Castro knew in advance that Oswald posed a threat to the President. It is unknown whether under any circumstances Castro would have warned Kennedy. Had he chosen to do so, Oswald would have been in jail on 22 November. Knowing what he knew about the CIA plot to kill him, it is not surprising that Castro chose not to warn Kennedy.
The Warren Commission
The CIA plot to kill Castro led directly to the cover up by the Warren Commission.
On the Sunday following the assassination, at the very moment when Oswald was himself murdered on national TV by Jack Ruby, CIA Director John McCone, along with Attorney General Bobby Kennedy, briefed the new President, Lyndon Johnson, on the plot. The next day, President Johnson directed that, “speculation about Oswald’s motivation should be cut off and we should have some basis for rebutting the thought that this was a communist conspiracy.” In saying this, Johnson was convinced that there was a communist conspiracy, but he was deeply worried that evidence of Cuban-Soviet complicity could lead to nuclear war.
Johnson ordered J. Edgar Hoover to conduct an expeditious investigation to determine whether there was any compelling evidence that would prove that Oswald was not the lone gunman in the assassination. The FBI formally opened its “exhaustive” investigation on Tuesday, 26 November, and formally closed it thirteen calendar days later Monday, 9 December. Just as President Johnson had ordered, the FBI concluded that Oswald was a lone madman who acted without the assistance or encouragement of any other parties -- there was no communist conspiracy behind the Kennedy Assassination.
To rubber stamp the FBI conclusion, Johnson created the Warren Commission. The Commission members, including former CIA Director Allen Dulles, were sworn in on 16 December, one week after the FBI submitted the report of its “exhaustive” investigation. The Commission presented its final report to President Johnson on 24 September 1964. After nine months of effort, the Commission reached the same conclusion as the FBI reached in thirteen calendar days: that Oswald was the lone gunman who acted without the assistance or encouragement of any other parties.
In concluding that there was no broader communist conspiracy, the Warren Commission was kept in the official dark about the Cubela plot to assassinate Castro. The CIA could not tell the Commission because Cubela remained a “trusted” agent of the CIA until 1965!
For good reason, skeptics didn’t buy the Warren Commission Report. When they started to probe, it became apparent that the Commission was covering up or at least downplaying weak spots in the performance of key US Government agencies. Doubts grew and grew. Most Americans didn’t know what to believe. A large number of honest Americans even came to believe there was a US Government conspiracy to kill our own President.
A more complete intelligence failure is hard to imagine!
*Historical facts are taken, for the most part, from Vincent Bugliosi’s seminal book, Reclaiming History: The Assassination of President John F. Kennedy, pp 513-788.

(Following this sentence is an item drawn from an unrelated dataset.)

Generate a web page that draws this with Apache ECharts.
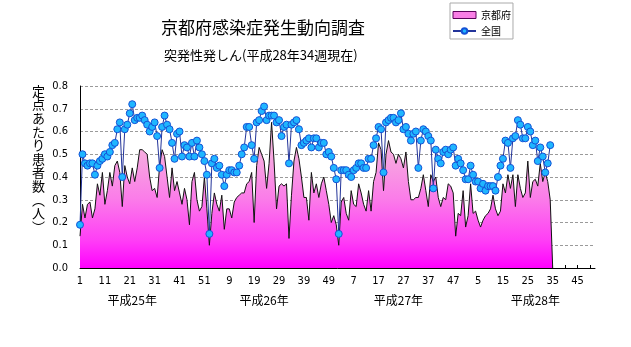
<!DOCTYPE html>
<html>
<head>
<meta charset="utf-8">
<script src="https://cdn.jsdelivr.net/npm/echarts@6/dist/echarts.min.js"></script>
<style>
  html, body { margin: 0; padding: 0; background: #fff; }
  #chart { width: 631px; height: 347px; }
</style>
</head>
<body>
<div id="chart"></div>
<script>
// Surveillance years (Heisei era) and weeks per year on the axis
const years = ['平成25年', '平成26年', '平成27年', '平成28年'];
const weeksPerYear = 52;

// Weekly cases per sentinel site — Kyoto prefecture
const kyoto = [
  // H25
  0.14, 0.28, 0.22, 0.28, 0.29, 0.22, 0.26, 0.37, 0.32, 0.42,
  0.28, 0.34, 0.42, 0.36, 0.45, 0.47, 0.42, 0.27, 0.45, 0.40,
  0.37, 0.44, 0.38, 0.44, 0.52, 0.52, 0.51, 0.50, 0.40, 0.34,
  0.35, 0.31, 0.45, 0.52, 0.49, 0.40, 0.31, 0.44, 0.34, 0.38,
  0.33, 0.28, 0.35, 0.30, 0.19, 0.38, 0.42, 0.30, 0.25, 0.27,
  0.40, 0.26,
  // H26
  0.10, 0.24, 0.33, 0.28, 0.25, 0.32, 0.17, 0.26, 0.26, 0.22,
  0.29, 0.31, 0.32, 0.33, 0.33, 0.37, 0.38, 0.42, 0.20, 0.45,
  0.53, 0.50, 0.47, 0.35, 0.46, 0.64, 0.47, 0.26, 0.36, 0.37,
  0.36, 0.37, 0.13, 0.32, 0.47, 0.53, 0.48, 0.40, 0.31, 0.31,
  0.21, 0.42, 0.33, 0.37, 0.31, 0.37, 0.40, 0.34, 0.28, 0.20,
  0.23, 0.19,
  // H27
  0.10, 0.29, 0.31, 0.24, 0.21, 0.34, 0.28, 0.27, 0.37, 0.33,
  0.28, 0.25, 0.34, 0.25, 0.38, 0.42, 0.55, 0.52, 0.34, 0.50,
  0.56, 0.51, 0.50, 0.46, 0.50, 0.48, 0.44, 0.51, 0.38, 0.30,
  0.30, 0.31, 0.31, 0.35, 0.41, 0.34, 0.27, 0.41, 0.38, 0.40,
  0.31, 0.27, 0.31, 0.30, 0.37, 0.36, 0.33, 0.14, 0.24, 0.23,
  0.34, 0.18,
  // H28 (to week 34), area closes to zero after the last week
  0.23, 0.37, 0.24, 0.25, 0.21, 0.18, 0.21, 0.23, 0.24, 0.26,
  0.32, 0.26, 0.23, 0.25, 0.37, 0.33, 0.41, 0.35, 0.41, 0.27,
  0.41, 0.35, 0.31, 0.33, 0.47, 0.31, 0.38, 0.39, 0.36, 0.46,
  0.38, 0.42, 0.38, 0.30,
  0
];

// Weekly cases per sentinel site — national
const national = [
  // H25
  0.19, 0.50, 0.46, 0.45, 0.46, 0.46, 0.41, 0.45, 0.47, 0.48,
  0.50, 0.49, 0.51, 0.54, 0.55, 0.61, 0.64, 0.40, 0.61, 0.63,
  0.68, 0.72, 0.65, 0.66, 0.66, 0.67, 0.65, 0.63, 0.60, 0.62,
  0.64, 0.58, 0.44, 0.62, 0.67, 0.63, 0.61, 0.55, 0.48, 0.59,
  0.60, 0.49, 0.54, 0.53, 0.49, 0.55, 0.49, 0.56, 0.53, 0.50,
  0.47, 0.41,
  // H26
  0.15, 0.46, 0.48, 0.44, 0.45, 0.41, 0.36, 0.41, 0.43, 0.43,
  0.42, 0.42, 0.45, 0.50, 0.53, 0.62, 0.62, 0.54, 0.48, 0.64,
  0.65, 0.69, 0.71, 0.65, 0.67, 0.67, 0.67, 0.64, 0.65, 0.58,
  0.62, 0.63, 0.46, 0.63, 0.64, 0.65, 0.61, 0.54, 0.55, 0.56,
  0.57, 0.53, 0.57, 0.57, 0.53, 0.55, 0.55, 0.50, 0.51, 0.49,
  0.44, 0.39,
  // H27
  0.15, 0.43, 0.43, 0.43, 0.41, 0.40, 0.43, 0.44, 0.46, 0.46,
  0.44, 0.44, 0.48, 0.48, 0.54, 0.57, 0.62, 0.61, 0.42, 0.64,
  0.65, 0.66, 0.66, 0.64, 0.65, 0.68, 0.61, 0.62, 0.59, 0.56,
  0.59, 0.60, 0.44, 0.56, 0.61, 0.60, 0.58, 0.56, 0.35, 0.52,
  0.48, 0.46, 0.51, 0.52, 0.50, 0.52, 0.53, 0.45, 0.48, 0.46,
  0.43, 0.39,
  // H28 (to week 34)
  0.39, 0.45, 0.41, 0.38, 0.38, 0.35, 0.37, 0.34, 0.36, 0.36,
  0.36, 0.34, 0.40, 0.45, 0.48, 0.56, 0.55, 0.44, 0.57, 0.58,
  0.65, 0.63, 0.57, 0.57, 0.62, 0.60, 0.54, 0.56, 0.47, 0.53,
  0.49, 0.42, 0.46, 0.54
];

// Category index under which each year caption sits
const yearCaptionAt = [21, 74, 128, 183];

// Y axis caption, written top to bottom
const yCaption = '定\n点\nあ\nた\nり\n患\n者\n数\n︵\n人\n︶';

// Category axis: one entry per week, "year-week"
const weeks = [];
years.forEach(function (y, yi) {
  for (let w = 1; w <= weeksPerYear; w++) weeks.push(yi + '-' + w);
});

const jp = "'Noto Sans CJK JP', 'Noto Sans', sans-serif";
const num = "'Liberation Sans Narrow', 'DejaVu Sans Condensed', 'Liberation Sans', sans-serif";

const chart = echarts.init(document.getElementById('chart'), null, { renderer: 'canvas' });

chart.setOption({
  animation: false,
  backgroundColor: '#fff',
  title: [
    {
      text: '京都府感染症発生動向調査',
      left: 156, top: 14,
      textStyle: { fontFamily: jp, fontSize: 17, fontWeight: 'normal', color: '#000' }
    },
    {
      text: '突発性発しん(平成28年34週現在)',
      left: 159, top: 44,
      textStyle: { fontFamily: jp, fontSize: 13, fontWeight: 'normal', color: '#000' }
    }
  ],
  graphic: [
    {
      type: 'text',
      left: 32, top: 84,
      style: {
        text: yCaption,
        font: "13px 'Noto Sans CJK JP', sans-serif",
        lineHeight: 13.6,
        fill: '#000'
      }
    }
  ],
  legend: {
    left: 450, top: 3,
    orient: 'vertical',
    itemWidth: 23, itemHeight: 7, itemGap: 6,
    padding: [7, 2, 3, 2],
    borderColor: '#aaa', borderWidth: 1,
    textStyle: { fontFamily: jp, fontSize: 10, color: '#000' },
    data: [
      { name: '京都府', icon: 'rect',
        itemStyle: { color: '#fa7ee6', borderColor: '#5a005a', borderWidth: 1 } },
      { name: '全国' }
    ]
  },
  grid: { left: 80, right: 36, top: 86, bottom: 79, containLabel: false },
  xAxis: [
    {
      type: 'category',
      data: weeks,
      boundaryGap: false,
      axisLine: { lineStyle: { color: '#000', width: 1 } },
      axisTick: { show: true, inside: true, length: 3, interval: 4,
                  lineStyle: { color: '#000' } },
      axisLabel: {
        interval: 9, margin: 8,
        fontFamily: num, fontSize: 11, color: '#000',
        formatter: function (v) { return v.split('-')[1]; }
      },
      splitLine: { show: false }
    },
    {
      type: 'category',
      data: weeks,
      boundaryGap: false,
      position: 'bottom',
      offset: 18,
      axisLine: { show: false },
      axisTick: { show: false },
      axisLabel: {
        margin: 8,
        fontFamily: jp, fontSize: 12, color: '#000',
        interval: function (i) { return yearCaptionAt.indexOf(i) >= 0; },
        formatter: function (v, i) {
          const k = yearCaptionAt.indexOf(i);
          return k >= 0 ? years[k] : '';
        }
      },
      splitLine: { show: false }
    }
  ],
  yAxis: {
    type: 'value',
    min: 0, max: 0.8, interval: 0.1,
    axisLine: { show: true, lineStyle: { color: '#000', width: 1 } },
    axisTick: { show: false },
    axisLabel: {
      margin: 12, fontFamily: num, fontSize: 11, color: '#000',
      formatter: function (v) { return v.toFixed(1); }
    },
    splitLine: { show: true, lineStyle: { color: '#9a9a9a', width: 1, type: [3, 2] } }
  },
  series: [
    {
      name: '京都府',
      type: 'line',
      data: kyoto,
      symbol: 'none',
      z: 2,
      lineStyle: { color: '#111', width: 1 },
      itemStyle: { color: '#fa7ee6' },
      areaStyle: {
        opacity: 1,
        color: new echarts.graphic.LinearGradient(0, 86, 0, 268, [
          { offset: 0, color: '#fbe4f3' },
          { offset: 0.35, color: '#f6addf' },
          { offset: 0.62, color: '#fb7ce9' },
          { offset: 0.85, color: '#ff3df6' },
          { offset: 1, color: '#ff00ff' }
        ], true)
      }
    },
    {
      name: '全国',
      type: 'line',
      data: national,
      symbol: 'circle',
      symbolSize: 7,
      showAllSymbol: true,
      z: 3,
      lineStyle: { color: '#23349a', width: 1 },
      itemStyle: { color: '#1fb6ff', borderColor: '#1452d6', borderWidth: 1 }
    }
  ]
});
</script>
</body>
</html>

**In 1987, a senior Cuban intelligence officer named Florentino Azpillaga Lombard defected to the United States and stunned the CIA with evidence that all of the thirty-eight Cubans that the US thought it had recruited since 1961 had really been double agents reporting back to Fidel Castro.
The first picture in the above article shows two motorcycle officers riding behind the Kennedy’s car. According to a Channel 7 San Francisco special report many years ago, the windshields of those motorcycles were splattered with material from JFK’s brain after the shots. Doesn’t this indicate the fatal shot was fired from in front of Kennedy, for example from the Grassy Knoll area, rather than from behind Kennedy by Oswald? Also, we know from published photographs of Jackie reaching back to the trunk of their car that part of JFK’s skull and possibly brain was lying on the trunk after the shots. This also points to a shot fired from in front of the car. What do you think?
It's interesting to note that the only reason the CIA thought Kostikov was Department 13 on 11/23/63 was because Kremlin-loyal Aleksei Kulak (FEDORA) at the FBI's NYC field office had told the Bureau a year earlier that Kostikov's charge at the U.N., Igor Brykin, was a Department 13 agent or officer, and because the KGB operation that (probablly Kremlin-loyal) Guenter Schulz (AEBURBLE) "penetrated" for the FBI and the CIA in TUMBLEWEED (which involved himself, Brykin and Kostikov) seemed to be of a sabotage nature. FWIW, a few years ago the CIA's official historian, David Robarge, wrote that it was never determined whether or not Kostikov was Department 13.
It's also interesting to note that Ivan Obyedkov, the KGB security officer at the Soviet Embassy in Mexico City who volunteered the name "Kostikov" to a forgetful Oswald or Oswald impersonator over a sure-to-be-tapped-by-CIA phone line on 10/1/63 was, according to James Angleton's 1975-76 Church Committee testimony, a Kremlin-loyal triple agent, i.e., the CIA mistakenly believed it had successfully recruited him.